News in the news, and devilish fun with translation

In the self-serving-don't-mess-with-my-lifestyle department, a recent Pew poll says that over half of Americans surveyed don't feel humans are responsible for global warming.

In the interesting angle department, Raj Patel draws some interesting conclusions from a recent Lancet article and the ensuing media headlining.

And in the bee-keeping department, here's a cool manual on bee-keeping produced by the Slow Food Foundation for Biodiversity.

Such fun with words we're having. We started off doing translation exercises, similar to this "Homophonic Translation" routine, which we did using a latin text. Last night it occurred to me that I might be able to find a way into revision work by using an online translation tool, so I've been blasting a few pieces apart by translating them into Japanese, Greek, Portuguese, Korean, Russian, French, Italian and Spanish -- and back again, sometimes more than once. It's been a fun way to take apart a dull line or sentence and see what might enliven it. Or perhaps start me off in a new poem or image.
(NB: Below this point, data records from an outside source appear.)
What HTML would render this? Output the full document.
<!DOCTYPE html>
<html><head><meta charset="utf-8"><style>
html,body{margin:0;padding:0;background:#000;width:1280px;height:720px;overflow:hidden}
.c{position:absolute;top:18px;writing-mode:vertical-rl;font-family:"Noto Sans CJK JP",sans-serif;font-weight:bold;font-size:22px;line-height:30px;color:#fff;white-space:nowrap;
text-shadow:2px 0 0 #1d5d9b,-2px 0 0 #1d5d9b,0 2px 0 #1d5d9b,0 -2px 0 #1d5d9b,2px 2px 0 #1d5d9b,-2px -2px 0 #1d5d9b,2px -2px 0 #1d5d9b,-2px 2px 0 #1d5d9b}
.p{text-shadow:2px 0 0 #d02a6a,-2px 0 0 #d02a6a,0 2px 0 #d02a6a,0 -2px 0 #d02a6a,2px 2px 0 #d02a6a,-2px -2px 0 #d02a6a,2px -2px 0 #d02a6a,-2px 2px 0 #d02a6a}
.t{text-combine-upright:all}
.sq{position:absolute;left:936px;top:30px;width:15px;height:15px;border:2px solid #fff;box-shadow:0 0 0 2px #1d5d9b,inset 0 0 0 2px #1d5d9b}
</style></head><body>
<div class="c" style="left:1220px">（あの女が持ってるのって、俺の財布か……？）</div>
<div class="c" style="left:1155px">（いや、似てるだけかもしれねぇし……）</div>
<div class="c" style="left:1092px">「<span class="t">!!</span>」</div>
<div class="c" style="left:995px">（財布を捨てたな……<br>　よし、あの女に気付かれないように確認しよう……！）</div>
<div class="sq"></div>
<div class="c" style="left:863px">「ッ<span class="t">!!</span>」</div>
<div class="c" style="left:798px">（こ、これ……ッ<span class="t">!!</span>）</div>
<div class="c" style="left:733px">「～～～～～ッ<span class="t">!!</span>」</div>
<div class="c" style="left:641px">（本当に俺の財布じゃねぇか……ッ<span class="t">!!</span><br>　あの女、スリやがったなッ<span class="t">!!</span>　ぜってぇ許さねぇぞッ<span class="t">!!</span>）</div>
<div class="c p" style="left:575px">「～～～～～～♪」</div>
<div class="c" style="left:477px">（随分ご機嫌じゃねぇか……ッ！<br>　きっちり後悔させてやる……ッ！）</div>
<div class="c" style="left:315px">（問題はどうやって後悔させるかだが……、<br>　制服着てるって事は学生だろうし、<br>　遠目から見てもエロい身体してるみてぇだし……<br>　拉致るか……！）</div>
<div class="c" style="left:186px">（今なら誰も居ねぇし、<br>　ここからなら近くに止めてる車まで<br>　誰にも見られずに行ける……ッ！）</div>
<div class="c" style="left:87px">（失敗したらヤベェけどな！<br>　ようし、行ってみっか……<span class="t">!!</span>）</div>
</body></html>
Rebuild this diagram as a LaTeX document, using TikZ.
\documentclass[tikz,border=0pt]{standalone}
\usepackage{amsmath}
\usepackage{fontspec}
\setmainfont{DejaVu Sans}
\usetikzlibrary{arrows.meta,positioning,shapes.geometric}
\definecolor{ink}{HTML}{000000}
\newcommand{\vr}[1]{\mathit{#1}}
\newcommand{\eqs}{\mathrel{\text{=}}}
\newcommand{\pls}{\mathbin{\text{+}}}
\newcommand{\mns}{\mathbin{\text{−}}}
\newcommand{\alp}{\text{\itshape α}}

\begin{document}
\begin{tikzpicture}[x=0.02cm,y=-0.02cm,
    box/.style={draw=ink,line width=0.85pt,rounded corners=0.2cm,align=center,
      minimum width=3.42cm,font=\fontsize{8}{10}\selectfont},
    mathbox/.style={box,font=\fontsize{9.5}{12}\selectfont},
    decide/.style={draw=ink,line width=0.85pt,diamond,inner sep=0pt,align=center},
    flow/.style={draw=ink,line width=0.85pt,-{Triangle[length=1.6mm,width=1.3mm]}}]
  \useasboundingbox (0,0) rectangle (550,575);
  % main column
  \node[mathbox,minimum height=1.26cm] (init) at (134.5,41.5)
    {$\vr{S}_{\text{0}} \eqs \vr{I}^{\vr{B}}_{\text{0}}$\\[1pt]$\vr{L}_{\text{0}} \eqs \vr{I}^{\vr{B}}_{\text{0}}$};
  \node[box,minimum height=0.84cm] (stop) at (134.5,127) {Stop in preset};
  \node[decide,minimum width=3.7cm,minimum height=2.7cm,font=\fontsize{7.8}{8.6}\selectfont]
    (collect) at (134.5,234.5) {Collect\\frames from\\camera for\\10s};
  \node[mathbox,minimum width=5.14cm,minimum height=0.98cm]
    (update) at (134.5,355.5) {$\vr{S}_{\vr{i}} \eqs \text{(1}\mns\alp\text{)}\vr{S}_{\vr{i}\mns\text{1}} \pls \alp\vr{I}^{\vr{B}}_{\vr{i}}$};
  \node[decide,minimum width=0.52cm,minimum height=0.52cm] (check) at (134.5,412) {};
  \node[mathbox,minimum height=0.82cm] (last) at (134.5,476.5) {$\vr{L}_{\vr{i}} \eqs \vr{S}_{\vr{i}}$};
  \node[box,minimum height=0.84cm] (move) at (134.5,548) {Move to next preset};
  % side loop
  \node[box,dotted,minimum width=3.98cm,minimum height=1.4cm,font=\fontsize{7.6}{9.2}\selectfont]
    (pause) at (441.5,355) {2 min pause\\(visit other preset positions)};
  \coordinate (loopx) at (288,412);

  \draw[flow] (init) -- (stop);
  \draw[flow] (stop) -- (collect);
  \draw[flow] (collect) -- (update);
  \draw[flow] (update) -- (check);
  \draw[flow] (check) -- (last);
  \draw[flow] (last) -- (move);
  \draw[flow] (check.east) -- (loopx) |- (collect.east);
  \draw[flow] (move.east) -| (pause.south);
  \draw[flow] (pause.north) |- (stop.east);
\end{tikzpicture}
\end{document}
Here are the opening lines of an old poem of mine I chose at random:

The path of disaster is so often
just beyond the window we've turned
away from for that critical
moment

and the translated version (via Japanese and Greek)(with a few tweaks to make the syntax work, more or less):

Such a certain street of destruction
a precise and often window
that exceeds our regard
with empty importance
turns because this

So, a different world and a different meaning, and a lot of nonsense, but maybe something in there presents an opening for new directions and energy.

3 Comments:

Anonymous Nancy Mattson said...

Hi Rhona
I think Doug Barbour used to call this homolinguistic translation.
John Rety was doing it last night to nursery rhymes at a special recorded Hearing Eye reading at the Barbican Library.

Anna Robinson also read; she spoke directly to the women murdered by Jack the Ripper as well as uttering a prayer to the Lamb of Lambeth. Great stuff.
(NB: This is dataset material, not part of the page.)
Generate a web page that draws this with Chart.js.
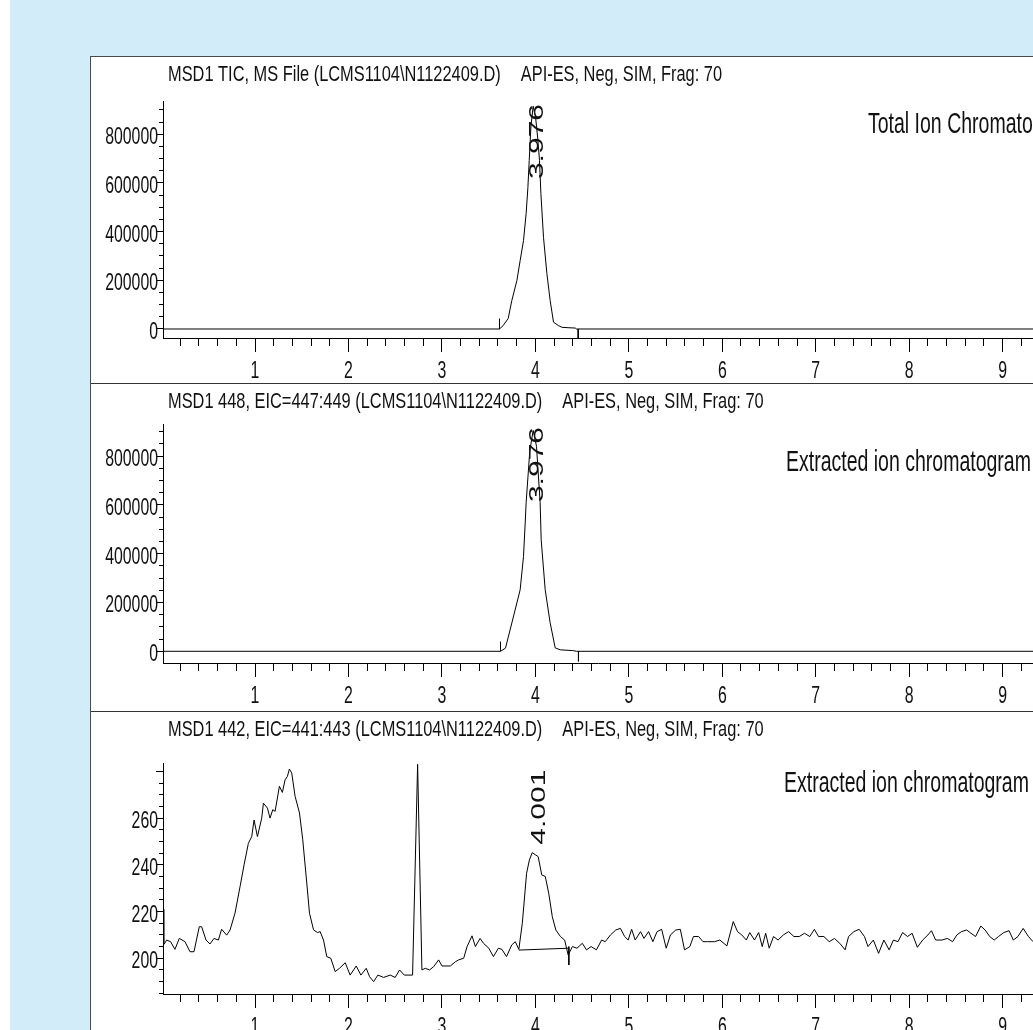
<!DOCTYPE html>
<html>
<head>
<meta charset="utf-8">
<script src="https://cdn.jsdelivr.net/npm/chart.js@4"></script>
<style>
  html, body { margin: 0; padding: 0; background: #fff; overflow: hidden; }
  #sky { position: absolute; left: 10px; top: 0; width: 1023px; height: 1030px; background: #d3ecf9; }
  #sheet { position: absolute; left: 90px; top: 56px; width: 1000px; height: 1000px; background: #fff;
           border-left: 1px solid #4a4a4a; border-top: 1px solid #4a4a4a; }
  .sep { position: absolute; left: 91px; width: 942px; height: 1px; background: #333; }
  canvas { position: absolute; left: 91px; }
</style>
</head>
<body>
<div id="sky"></div>
<div id="sheet"></div>
<canvas id="tic" width="942" height="326" style="top:57px"></canvas>
<div class="sep" style="top:383px"></div>
<canvas id="eic448" width="942" height="327" style="top:384px"></canvas>
<div class="sep" style="top:711px"></div>
<canvas id="eic442" width="942" height="318" style="top:712px"></canvas>
<script>
// retention time (min) and abundance
const ticTime  = [0.02, 3.616, 3.655, 3.709, 3.748, 3.802, 3.837, 3.873, 3.901, 3.920, 3.934, 3.952, 3.976, 4.002, 4.026, 4.044, 4.059, 4.087, 4.123, 4.158, 4.194, 4.247, 4.284, 4.360, 4.426, 4.440, 9.33];
const ticAbund = [0, 0, 14000, 43000, 117000, 199000, 281000, 363000, 474000, 581000, 692000, 830000, 915000, 870000, 780000, 692000, 556000, 376000, 228000, 117000, 28000, 14000, 7000, 5000, 4000, 0, 0];

const eic448Time  = [0.02, 3.627, 3.680, 3.748, 3.837, 3.873, 3.891, 3.901, 3.940, 3.976, 4.012, 4.051, 4.062, 4.105, 4.158, 4.212, 4.266, 4.400, 4.440, 9.33];
const eic448Abund = [0, 0, 13000, 116000, 252000, 389000, 526000, 609000, 820000, 905000, 840000, 609000, 457000, 252000, 117000, 14000, 6000, 3000, 0, 0];

const eic442Time = [0.026, 0.027, 0.055, 0.097, 0.143, 0.190, 0.251, 0.304, 0.347, 0.404, 0.429, 0.476, 0.518, 0.561, 0.608, 0.643, 0.697, 0.733, 0.786, 0.840,
  0.883, 0.929, 0.965, 0.990, 1.026, 1.072, 1.090, 1.133, 1.161, 1.190, 1.215, 1.261, 1.293, 1.322, 1.347, 1.368, 1.393, 1.429, 1.476, 1.511,
  1.554, 1.583, 1.626, 1.668, 1.697, 1.733, 1.768, 1.811, 1.858, 1.904, 1.965, 2.018, 2.083, 2.133, 2.190, 2.226, 2.269, 2.315, 2.376, 2.447,
  2.500, 2.547, 2.597, 2.686, 2.740, 2.786, 2.822, 2.868, 2.911, 2.965, 3.001, 3.090, 3.144, 3.179, 3.233, 3.269, 3.322, 3.358,
  3.408, 3.445, 3.502, 3.551, 3.604, 3.642, 3.691, 3.747, 3.785, 3.823, 3.860, 3.906, 3.936, 3.966, 4.004, 4.030, 4.068, 4.106, 4.143, 4.181,
  4.219, 4.268, 4.313, 4.351, 4.396, 4.445, 4.502, 4.547, 4.596, 4.653, 4.709, 4.747, 4.804, 4.860, 4.910, 4.955, 4.993, 5.030, 5.068, 5.125,
  5.162, 5.211, 5.257, 5.302, 5.351, 5.400, 5.445, 5.502, 5.551, 5.596, 5.653, 5.691, 5.747, 5.793, 5.842, 5.917, 5.974, 6.049, 6.117, 6.163,
  6.208, 6.257, 6.294, 6.344, 6.389, 6.427, 6.464, 6.502, 6.548, 6.597, 6.653, 6.710, 6.766, 6.823, 6.880, 6.936, 6.985, 7.030, 7.087, 7.144,
  7.200, 7.257, 7.314, 7.351, 7.408, 7.464, 7.521, 7.559, 7.616, 7.672, 7.729, 7.785, 7.831, 7.880, 7.929, 7.982, 8.031, 8.087, 8.144, 8.200,
  8.238, 8.283, 8.351, 8.408, 8.464, 8.510, 8.559, 8.615, 8.661, 8.710, 8.766, 8.812, 8.861, 8.910, 8.955, 9.012, 9.068, 9.114, 9.163, 9.219,
  9.276, 9.325];
const eic442Abund = [221.0, 206.0, 207.8, 207.1, 203.8, 208.5, 207.1, 202.8, 202.8, 213.5, 213.5, 207.8, 206.1, 208.5, 207.8, 212.4, 209.9, 212.1, 219.3, 230.7,
  240.0, 249.2, 252.1, 259.2, 252.1, 260.0, 266.4, 264.3, 260.0, 263.6, 262.9, 273.6, 271.0, 276.4, 277.9, 281.0, 279.3, 269.3, 262.2, 250.7,
  232.2, 219.3, 212.2, 211.0, 211.4, 207.8, 200.7, 200.0, 194.3, 195.7, 198.1, 192.8, 196.7, 192.8, 195.7, 192.1, 190.0, 192.8, 191.8, 192.8,
  191.8, 195.0, 192.8, 192.8, 283.0, 195.0, 195.7, 195.0, 196.4, 199.3, 196.7, 196.7, 198.5, 199.3, 200.0, 205.0, 209.6, 205.0,
  208.5, 206.4, 204.3, 200.7, 204.3, 203.8, 200.7, 205.7, 207.1, 203.8, 215.0, 236.4, 242.1, 245.2, 244.2, 243.5, 235.7, 235.0, 227.8, 217.8,
  212.1, 209.3, 207.8, 201.4, 205.0, 204.3, 206.4, 203.6, 205.0, 203.6, 207.8, 207.1, 210.0, 212.1, 212.8, 209.3, 207.8, 212.4, 207.8, 211.4,
  208.5, 211.4, 207.1, 211.4, 212.4, 204.3, 210.0, 212.1, 212.4, 203.6, 205.0, 209.3, 209.3, 207.1, 207.1, 207.1, 207.8, 205.3, 215.7, 211.4,
  210.0, 207.8, 211.0, 207.8, 211.0, 205.0, 210.7, 204.3, 209.3, 207.8, 210.0, 211.4, 209.3, 209.3, 210.7, 209.3, 212.4, 209.3, 209.3, 207.1,
  208.5, 206.4, 203.6, 209.3, 211.4, 212.4, 209.3, 205.0, 207.8, 202.1, 207.8, 203.6, 207.8, 207.1, 211.0, 209.3, 210.7, 204.7, 207.8, 210.0,
  211.8, 207.8, 207.8, 208.5, 207.1, 210.0, 211.4, 212.1, 210.7, 209.3, 213.8, 212.1, 209.3, 207.8, 209.3, 211.0, 211.8, 207.8, 209.3, 212.8,
  209.3, 207.1];

// integration marks: [t1, y1, t2, y2]
const ticMarks    = [[3.616, 0, 3.616, 43000], [4.458, 0, 4.458, -37000]];
const eic448Marks = [[3.627, 0, 3.627, 40000], [4.461, 0, 4.461, -41000]];
const eic442Marks = [[3.823, 203.5, 4.351, 204.3], [4.358, 205.0, 4.358, 197.1]];

// labelled peaks (retention time)
const ticPeaks    = [3.976];
const eic448Peaks = [3.976];
const eic442Peaks = [4.001];

// axis ticks
const xMajorTicks = [1, 2, 3, 4, 5, 6, 7, 8, 9];
const xMinorStep = 0.2;
const abundTicks = [0, 200000, 400000, 600000, 800000];
const abundMinorStep = 50000;
const eic442Ticks = [200, 220, 240, 260, 280];
const eic442Labels = [200, 220, 240, 260];
const eic442MinorStep = 5;

const tMin = 0.0156, tMax = 9.3244;
const face = '"Liberation Sans", Arial, sans-serif';

// the printout uses a tall, condensed face: draw text squeezed horizontally
function squeezed(ctx, text, x, y, size, sx, align) {
  ctx.save();
  ctx.font = size + 'px ' + face;
  ctx.textAlign = align || 'left';
  ctx.textBaseline = 'alphabetic';
  ctx.translate(x, y);
  ctx.scale(sx, 1);
  ctx.fillText(text, 0, 0);
  ctx.restore();
}

function stepTicks(lo, hi, step) {
  const out = [];
  for (let v = Math.ceil(lo / step) * step; v <= hi + 1e-9; v += step) out.push({ value: +v.toFixed(4) });
  return out;
}

const panelText = {
  id: 'panelText',
  afterDraw(chart, args, opts) {
    const { ctx, scales } = chart;
    ctx.save();
    ctx.fillStyle = '#111';
    // header
    ctx.font = '22px ' + face;
    const w = ctx.measureText(opts.title).width * 0.745;
    squeezed(ctx, opts.title, 77, 24, 22, 0.745);
    squeezed(ctx, opts.method, 77 + w + 20, 24, 22, 0.745);
    // trace name
    squeezed(ctx, opts.note, opts.noteX, opts.noteY, 30, 0.65);
    // axis labels, placed by the scales
    const xs = scales.x, ys = scales.y;
    xs.ticks.forEach(t => squeezed(ctx, String(t.value), xs.getPixelForValue(t.value), xs.top + 40, 24, 0.66, 'center'));
    ys.ticks.forEach(t => {
      if (opts.yLabels.includes(t.value)) {
        squeezed(ctx, String(t.value), ys.right - 5, ys.getPixelForValue(t.value) + 10, 24, 0.66, 'right');
      }
    });
    ctx.restore();
  }
};

const peakLabels = {
  id: 'peakLabels',
  afterDatasetsDraw(chart, args, opts) {
    const { ctx, chartArea, scales } = chart;
    const pts = chart.data.datasets[0].data;
    opts.peaks.forEach(rt => {
      let apex = -Infinity;
      pts.forEach(p => { if (Math.abs(p.x - rt) < 0.06 && p.y > apex) apex = p.y; });
      const label = rt.toFixed(3);
      ctx.save();
      ctx.font = '30px ' + face;
      const len = ctx.measureText(label).width;
      let bottom = scales.y.getPixelForValue(apex) - 8;
      if (bottom - len < chartArea.top + 3) bottom = chartArea.top + 3 + len;
      ctx.translate(scales.x.getPixelForValue(rt) + 10, bottom);
      ctx.scale(0.7, 1);
      ctx.rotate(-Math.PI / 2);
      ctx.fillStyle = '#111';
      ctx.textBaseline = 'alphabetic';
      ctx.fillText(label, 0, 0);
      ctx.restore();
    });
  }
};

function points(times, values) {
  return times.map((t, i) => ({ x: t, y: values[i] }));
}

function makeChart(id, p) {
  const datasets = [{
    data: points(p.time, p.abund),
    xAxisID: 'x', yAxisID: 'y',
    borderColor: '#000', borderWidth: 1, pointRadius: 0, tension: 0
  }];
  p.marks.forEach(m => datasets.push({
    data: [{ x: m[0], y: m[1] }, { x: m[2], y: m[3] }],
    xAxisID: 'x', yAxisID: 'y',
    borderColor: '#000', borderWidth: 1, pointRadius: 0
  }));

  return new Chart(document.getElementById(id), {
    type: 'line',
    data: { datasets },
    options: {
      responsive: false,
      animation: false,
      events: [],
      layout: { padding: { top: p.padTop, left: 0, right: 0, bottom: 0 } },
      plugins: {
        legend: { display: false },
        tooltip: { enabled: false },
        panelText: { title: p.title, method: 'API-ES, Neg, SIM, Frag: 70', note: p.note,
                     noteX: p.noteX, noteY: p.noteY, yLabels: p.yLabels },
        peakLabels: { peaks: p.peaks }
      },
      scales: {
        x: {
          type: 'linear', position: 'bottom', weight: 1, min: tMin, max: tMax,
          grid: { drawOnChartArea: false, tickLength: 14, color: '#000' },
          border: { display: true, color: '#000', width: 1 },
          ticks: { display: false },
          afterBuildTicks: s => { s.ticks = xMajorTicks.map(v => ({ value: v })); },
          afterFit: s => { s.height = p.xHeight; }
        },
        xm: {
          type: 'linear', position: 'bottom', weight: 0, min: tMin, max: tMax,
          grid: { drawOnChartArea: false, tickLength: 8, color: '#000' },
          border: { display: false },
          ticks: { display: false },
          afterBuildTicks: s => { s.ticks = stepTicks(tMin, tMax, xMinorStep); },
          afterFit: s => { s.height = 0; }
        },
        y: {
          type: 'linear', position: 'left', weight: 1, min: p.yMin, max: p.yMax,
          grid: { drawOnChartArea: false, tickLength: 7, color: '#000' },
          border: { display: true, color: '#000', width: 1 },
          ticks: { display: false },
          afterBuildTicks: s => { s.ticks = p.yTicks.map(v => ({ value: v })); },
          afterFit: s => { s.width = 72; }
        },
        ym: {
          type: 'linear', position: 'left', weight: 0, min: p.yMin, max: p.yMax,
          grid: { drawOnChartArea: false, tickLength: 4, color: '#000' },
          border: { display: false },
          ticks: { display: false },
          afterBuildTicks: s => { s.ticks = stepTicks(p.yMin, p.yMax, p.yMinorStep); },
          afterFit: s => { s.width = 0; }
        }
      }
    },
    plugins: [panelText, peakLabels]
  });
}

makeChart('tic', {
  time: ticTime, abund: ticAbund, marks: ticMarks, peaks: ticPeaks,
  yMin: -37000, yMax: 936300, yTicks: abundTicks, yLabels: abundTicks, yMinorStep: abundMinorStep,
  padTop: 44, xHeight: 45,
  title: 'MSD1 TIC, MS File (LCMS1104\\N1122409.D)',
  note: 'Total Ion Chromatogram', noteX: 777, noteY: 76
});

makeChart('eic448', {
  time: eic448Time, abund: eic448Abund, marks: eic448Marks, peaks: eic448Peaks,
  yMin: -47950, yMax: 931500, yTicks: abundTicks, yLabels: abundTicks, yMinorStep: abundMinorStep,
  padTop: 40, xHeight: 48,
  title: 'MSD1 448, EIC=447:449 (LCMS1104\\N1122409.D)',
  note: 'Extracted ion chromatogram', noteX: 695, noteY: 87
});

makeChart('eic442', {
  time: eic442Time, abund: eic442Abund, marks: eic442Marks, peaks: eic442Peaks,
  yMin: 184.7, yMax: 283.6, yTicks: eic442Ticks, yLabels: eic442Labels, yMinorStep: eic442MinorStep,
  padTop: 51, xHeight: 36,
  title: 'MSD1 442, EIC=441:443 (LCMS1104\\N1122409.D)',
  note: 'Extracted ion chromatogram', noteX: 693, noteY: 80
});
</script>
</body>
</html>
And David Floyd read poems of understated wit that were by turns political, hilarious and moving.

You would have liked the evening; Leah Fritz wore an art deco brooch of her mom's on her turban.

Love, Nancy

1:40 PM  
Blogger Rhona McAdam said...

What was John Rety doing to the nursery rhymes? And does it still count as homolinguistic if it has passed through different languages on its way back to English? I remember Doug's experiments involved things like using the first words down the left hand margin, or pulling out words from the text etc. and re-assembling all within English (he defined it as translations from English into English, I think). As this method needs a measure of automation, as well as multiple languages, maybe it should be called cyberlinguistic translation?

3:18 PM  
Blogger the regina mom said...

"Cyberlinguistic translation?" I like that a lot! And I like doing it, too, just for fun.

I must get my hands on the Raj Patel book. When I heard him on CBC radio a couple months ago he blew me away. But I think I'm repeating myself.

Rhona, do you know Regina's Book Chick? She's been raving about bees. And she lives just down the hill from St. Mike's. And she writes.